The items in an article’s reference list are among the most important of metadata, second only to the equivalent information about the article itself. Indeed they are the canonical metadata: authors, year, title, journal. If each Institutional Repository (IR) has those canonical metadata for every one of its deposited articles as well as for every article cited by every one of its deposited articles, that creates the glue for distributed reference interlinking and metric analysis of the entire distributed OA corpus webwide, as well as a means of triangulating institutional affiliations and even name disambiguation.

Yes, there are some technical problems to be solved in order to capture all references, such as they are, filtering out noise, but those technical problems are well worth solving (and sharing the solution) for the great benefits they will bestow.

The same is true for handling the numerous (but finite) variant formats that references may take: Yes, there are many, including different permutations in the order of the key components, abbreviations, incomplete components etc., but those too are finite, can be solved once and for all to a very good approximation, and the solution can be shared and pooled across the distributed IRs and their softwares. And again, it is eminently worthwhile to make the relatively small effort to do this, because the dividends are so vast.

I hope the IR community in general — and the EPrint community in particular — will make the relatively small, distributed, collaborative effort it takes to ensure that this all-important OA glue unites all the IRs in one of their most fundamental functions.

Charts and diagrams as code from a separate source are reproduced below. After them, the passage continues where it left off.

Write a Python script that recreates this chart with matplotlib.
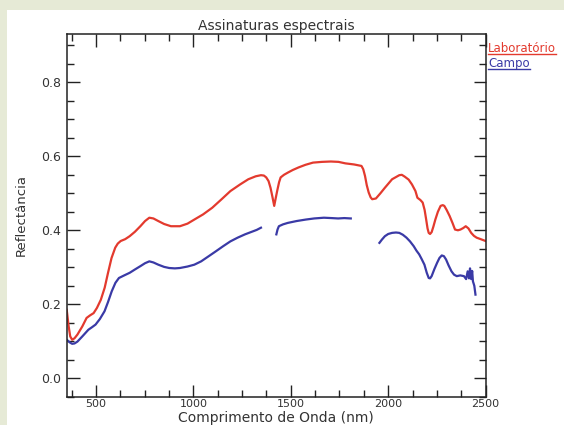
import matplotlib
matplotlib.use("Agg")
import matplotlib.pyplot as plt
from matplotlib.patches import Rectangle
from matplotlib.lines import Line2D
from matplotlib.ticker import MultipleLocator

# Espectro de laboratorio (nm, reflectancia)
lab_nm = [350, 360, 368, 378, 390, 405, 430, 452, 470, 488, 505, 525, 545, 562, 580, 599,
          612, 627, 650, 673, 700, 728, 752, 774, 795, 820, 850, 885, 931, 970, 1005,
          1050, 1097, 1145, 1190, 1240, 1282, 1320, 1347, 1362, 1374, 1386, 1396, 1406,
          1415, 1422, 1430, 1440, 1448, 1465, 1485, 1510, 1540, 1575, 1614, 1660, 1706,
          1745, 1780, 1825, 1863, 1872, 1881, 1890, 1900, 1910, 1918, 1937, 1960, 1983,
          2020, 2057, 2070, 2085, 2105, 2122, 2140, 2150, 2165, 2177, 2187, 2195, 2202,
          2208, 2215, 2223, 2232, 2242, 2255, 2269, 2280, 2288, 2300, 2315, 2330, 2343,
          2358, 2371, 2385, 2398, 2412, 2426, 2440, 2454, 2475, 2500]
lab_refl = [0.185, 0.140, 0.113, 0.104, 0.108, 0.118, 0.140, 0.163, 0.170, 0.176, 0.190,
            0.212, 0.245, 0.285, 0.325, 0.353, 0.364, 0.371, 0.376, 0.384, 0.396, 0.411,
            0.425, 0.434, 0.432, 0.425, 0.417, 0.411, 0.411, 0.418, 0.429, 0.443, 0.461,
            0.484, 0.506, 0.524, 0.538, 0.546, 0.549, 0.548, 0.543, 0.533, 0.515, 0.490,
            0.466, 0.485, 0.506, 0.530, 0.543, 0.550, 0.556, 0.563, 0.570, 0.577, 0.583,
            0.585, 0.586, 0.585, 0.581, 0.578, 0.574, 0.565, 0.547, 0.522, 0.502, 0.489,
            0.484, 0.486, 0.500, 0.515, 0.538, 0.549, 0.550, 0.545, 0.537, 0.524, 0.506,
            0.488, 0.482, 0.475, 0.455, 0.429, 0.405, 0.393, 0.390, 0.395, 0.410, 0.429,
            0.450, 0.466, 0.468, 0.466, 0.455, 0.439, 0.420, 0.402, 0.400, 0.402, 0.406,
            0.411, 0.405, 0.393, 0.385, 0.380, 0.376, 0.371]

# Espectro de campo, em tres trechos (bandas de absorcao da agua removidas)
campo1_nm = [350, 365, 378, 390, 405, 430, 461, 480, 498, 520, 544, 562, 581, 600, 618,
             645, 673, 700, 728, 752, 774, 795, 820, 850, 876, 905, 931, 970, 1005, 1040,
             1079, 1115, 1153, 1190, 1227, 1265, 1300, 1325, 1347]
campo1_refl = [0.104, 0.097, 0.093, 0.094, 0.099, 0.113, 0.131, 0.138, 0.145, 0.160,
               0.181, 0.206, 0.235, 0.258, 0.271, 0.278, 0.285, 0.294, 0.303, 0.311,
               0.316, 0.313, 0.307, 0.301, 0.298, 0.297, 0.298, 0.302, 0.307, 0.316,
               0.330, 0.343, 0.357, 0.370, 0.380, 0.389, 0.396, 0.401, 0.407]
campo2_nm = [1426, 1432, 1439, 1460, 1485, 1530, 1577, 1620, 1670, 1710, 1743, 1775, 1808]
campo2_refl = [0.389, 0.402, 0.411, 0.416, 0.420, 0.425, 0.429, 0.432, 0.434, 0.433,
               0.432, 0.433, 0.432]
campo3_nm = [1955, 1968, 1983, 2000, 2020, 2040, 2057, 2075, 2094, 2112, 2131, 2145, 2159,
             2172, 2186, 2198, 2208, 2215, 2223, 2237, 2251, 2263, 2275, 2286, 2297, 2310,
             2325, 2338, 2352, 2370, 2389, 2400, 2408, 2415, 2420, 2426, 2431, 2435, 2442,
             2448]
campo3_refl = [0.366, 0.375, 0.384, 0.390, 0.393, 0.394, 0.393, 0.388, 0.380, 0.370,
               0.357, 0.345, 0.335, 0.322, 0.307, 0.285, 0.271, 0.270, 0.276, 0.295,
               0.312, 0.325, 0.332, 0.330, 0.321, 0.305, 0.289, 0.280, 0.276, 0.278,
               0.276, 0.268, 0.289, 0.270, 0.297, 0.268, 0.290, 0.262, 0.250, 0.226]

RED = "#e33a2e"
BLUE = "#3a3aa6"
TXT = "#333333"

fig = plt.figure(figsize=(5.64, 4.25), dpi=100)
fig.patch.set_facecolor("#e6ead6")
fig.patches.append(Rectangle((7 / 564, 0), 1, 1 - 10 / 425, transform=fig.transFigure,
                             facecolor="white", edgecolor="none", zorder=-1))

ax = fig.add_axes([0.1183, 0.0666, 0.7427, 0.8527])
ax.set_facecolor("white")

ax.plot(lab_nm, lab_refl, color=RED, linewidth=1.6)
ax.plot(campo1_nm, campo1_refl, color=BLUE, linewidth=1.6)
ax.plot(campo2_nm, campo2_refl, color=BLUE, linewidth=1.6)
ax.plot(campo3_nm, campo3_refl, color=BLUE, linewidth=1.6)

ax.set_xlim(350, 2500)
ax.set_ylim(-0.05, 0.93)
ax.set_xticks([500, 1000, 1500, 2000, 2500])
ax.set_yticks([0.0, 0.2, 0.4, 0.6, 0.8])
ax.set_yticklabels(["0.0", "0.2", "0.4", "0.6", "0.8"])
ax.xaxis.set_minor_locator(MultipleLocator(125))
ax.yaxis.set_minor_locator(MultipleLocator(0.05))
ax.tick_params(which="both", direction="in", top=True, right=True,
               colors="#222222", labelcolor=TXT, labelsize=9, width=1)
ax.tick_params(which="major", length=9)
ax.tick_params(which="minor", length=5)
ax.tick_params(axis="x", pad=2, labelsize=8)
ax.tick_params(axis="y", pad=4)
for spine in ax.spines.values():
    spine.set_color("#222222")
    spine.set_linewidth(1.1)

ax.set_title("Assinaturas espectrais", fontsize=10, color=TXT, pad=3)
ax.set_xlabel("Comprimento de Onda (nm)", fontsize=10, color=TXT)
ax.xaxis.set_label_coords(0.5, -0.040)
ax.set_ylabel("Reflectância", fontsize=9.5, color=TXT)
ax.yaxis.set_label_coords(-0.092, 0.5)

# legenda sublinhada no canto direito
leg = [("Laboratório", RED, 1 - 52 / 425), ("Campo", BLUE, 1 - 67 / 425)]
texts = []
for label, col, y in leg:
    texts.append(fig.text(488 / 564, y, label, color=col, fontsize=8.5,
                          ha="left", va="baseline"))
fig.canvas.draw()
inv = fig.transFigure.inverted()
for t, (label, col, y) in zip(texts, leg):
    bb = t.get_window_extent().transformed(inv)
    fig.add_artist(Line2D([bb.x0, bb.x1], [y - 1.5 / 425] * 2, color=col,
                          linewidth=1, transform=fig.transFigure))

fig.savefig("out.png", dpi=100, facecolor=fig.get_facecolor())
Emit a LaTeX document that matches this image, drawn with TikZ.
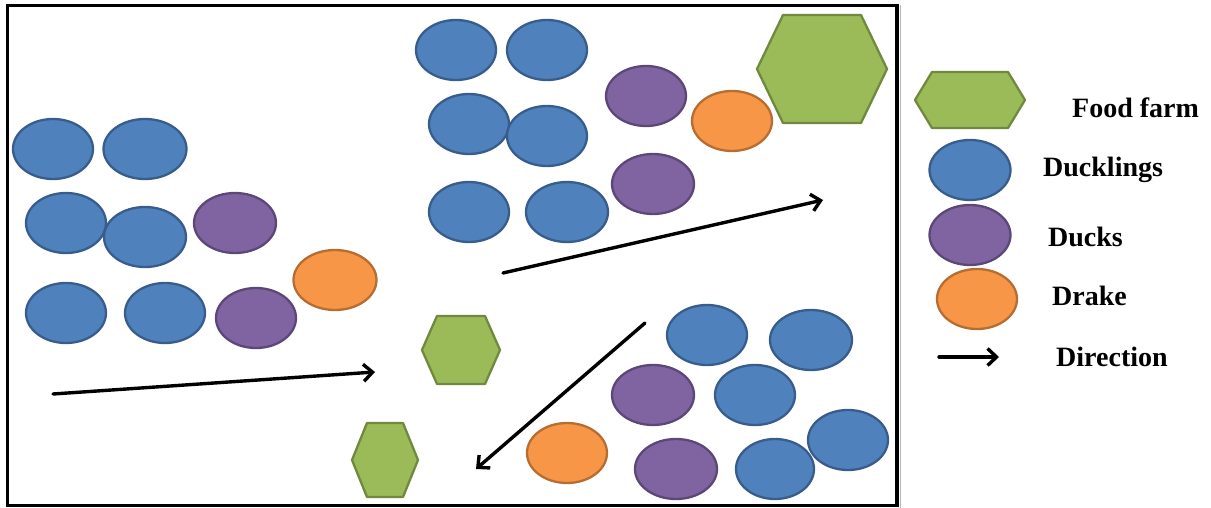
\documentclass[tikz,border=0pt]{standalone}
\usepackage{fontspec}
\setmainfont{Liberation Serif}
\usetikzlibrary{shapes.geometric,arrows.meta}
\definecolor{dblue}{HTML}{4F81BD}
\definecolor{dblueb}{HTML}{385D8A}
\definecolor{dpurp}{HTML}{8064A2}
\definecolor{dpurpb}{HTML}{5C4776}
\definecolor{dorng}{HTML}{F79646}
\definecolor{dorngb}{HTML}{B66D31}
\definecolor{dgreen}{HTML}{9BBB59}
\definecolor{dgreenb}{HTML}{71893F}
\newcommand{\hexshape}[5]{\draw[farm] ({#1-#3},#2) -- ({#1-#4},{#2-#5}) -- ({#1+#4},{#2-#5}) -- ({#1+#3},#2) -- ({#1+#4},{#2+#5}) -- ({#1-#4},{#2+#5}) -- cycle;}
\begin{document}
\begin{tikzpicture}[x=1pt,y=-1pt,
  bird/.style={ellipse, draw, line width=2.3pt, inner sep=0pt, minimum width=80pt, minimum height=60pt},
  duckling/.style={bird, fill=dblue, draw=dblueb},
  duck/.style={bird, fill=dpurp, draw=dpurpb},
  drake/.style={bird, fill=dorng, draw=dorngb},
  farm/.style={fill=dgreen, draw=dgreenb, line width=2.3pt, line join=round},
  dirarrow/.style={line width=3.4pt, line cap=round, -{Straight Barb[length=9pt,width=17pt,line width=3.4pt]}},
  legtext/.style={anchor=base west, inner sep=0pt, font=\fontsize{28}{32}\selectfont\bfseries}]
\useasboundingbox (0,0) rectangle (1211,508);
% frame
\draw[line width=3.2pt] (7.5,5.5) rectangle (897,505.5);
\draw[gray!55, line width=1.2pt] (900.5,5) -- (900.5,508);
% left group
\node[duckling] (l1) at (53,149) {};
\node[duckling, minimum width=83pt] (l2) at (145,149) {};
\node[duckling] (l3) at (66,223) {};
\node[duckling, minimum width=82pt] (l4) at (145,237) {};
\node[duck, minimum width=82pt] (l5) at (235,223) {};
\node[drake, minimum width=83pt] (l6) at (335,280) {};
\node[duckling] (l7) at (66,313) {};
\node[duckling] (l8) at (165,313) {};
\node[duck] (l9) at (256,318) {};
% top group
\node[duckling] (t1) at (456,50) {};
\node[duckling] (t2) at (547,50) {};
\node[duckling] (t3) at (469,124) {};
\node[duckling] (t4) at (547,136) {};
\node[duck] (t5) at (646,96) {};
\node[drake] (t6) at (732,121) {};
\node[duckling] (t7) at (469,212) {};
\node[duckling, minimum width=82pt] (t8) at (567,212) {};
\node[duck, minimum width=82pt] (t9) at (653,184) {};
% bottom-right group
\node[duckling] (r1) at (707,335) {};
\node[duckling, minimum width=82pt] (r2) at (811,340) {};
\node[duck, minimum width=82pt] (r3) at (653,395) {};
\node[duckling] (r4) at (755,395) {};
\node[duckling] (r5) at (848,440) {};
\node[drake] (r6) at (567,453) {};
\node[duck, minimum width=82pt] (r7) at (676,469) {};
\node[duckling, minimum width=78pt] (r8) at (775,469) {};
% food farms
\hexshape{822}{69}{65}{39}{54}
\hexshape{461}{350}{39}{24}{34}
\hexshape{385}{460}{33}{18}{37}
% direction arrows
\coordinate (a1s) at (53,394);
\coordinate (a1e) at (375,372);
\coordinate (a2s) at (503,273);
\coordinate (a2e) at (823,200);
\coordinate (a3s) at (645,323);
\coordinate (a3e) at (476,469);
\draw[dirarrow] (a1s) -- (a1e);
\draw[dirarrow] (a2s) -- (a2e);
\draw[dirarrow] (a3s) -- (a3e);
% legend
\hexshape{970}{100}{55}{38}{28}
\node[duckling, minimum width=81pt] (kduckling) at (970,170) {};
\node[duck, minimum width=81pt] (kduck) at (970,235) {};
\node[drake] (kdrake) at (977,299) {};
\coordinate (kas) at (939,357);
\coordinate (kae) at (999,357);
\draw[dirarrow] (kas) -- (kae);
\node[legtext] (tfarm) at (1072,118) {Food farm};
\node[legtext] (tduckling) at (1043,177) {Ducklings};
\node[legtext] (tduck) at (1048,247) {Ducks};
\node[legtext] (tdrake) at (1052,305) {Drake};
\node[legtext] (tdir) at (1056,366) {Direction};
\end{tikzpicture}
\end{document}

(Roman Chyla has replied to eprints-tech with one potential solution: “The technical solution has been there for quite some time, look at citeseer where all the references are extracted automatically (the code of the citeseer, the old version, was available upon request – I dont know if that is the case now, but it was in the past). That would be the right way to go, imo. I think to remember one citeseer-based library for economics existed, so not only the computer-science texts with predictable reference styles are possible to process. With humanities it is yet another story.”)

Stevan Harnad
American Scientist Open Access Forum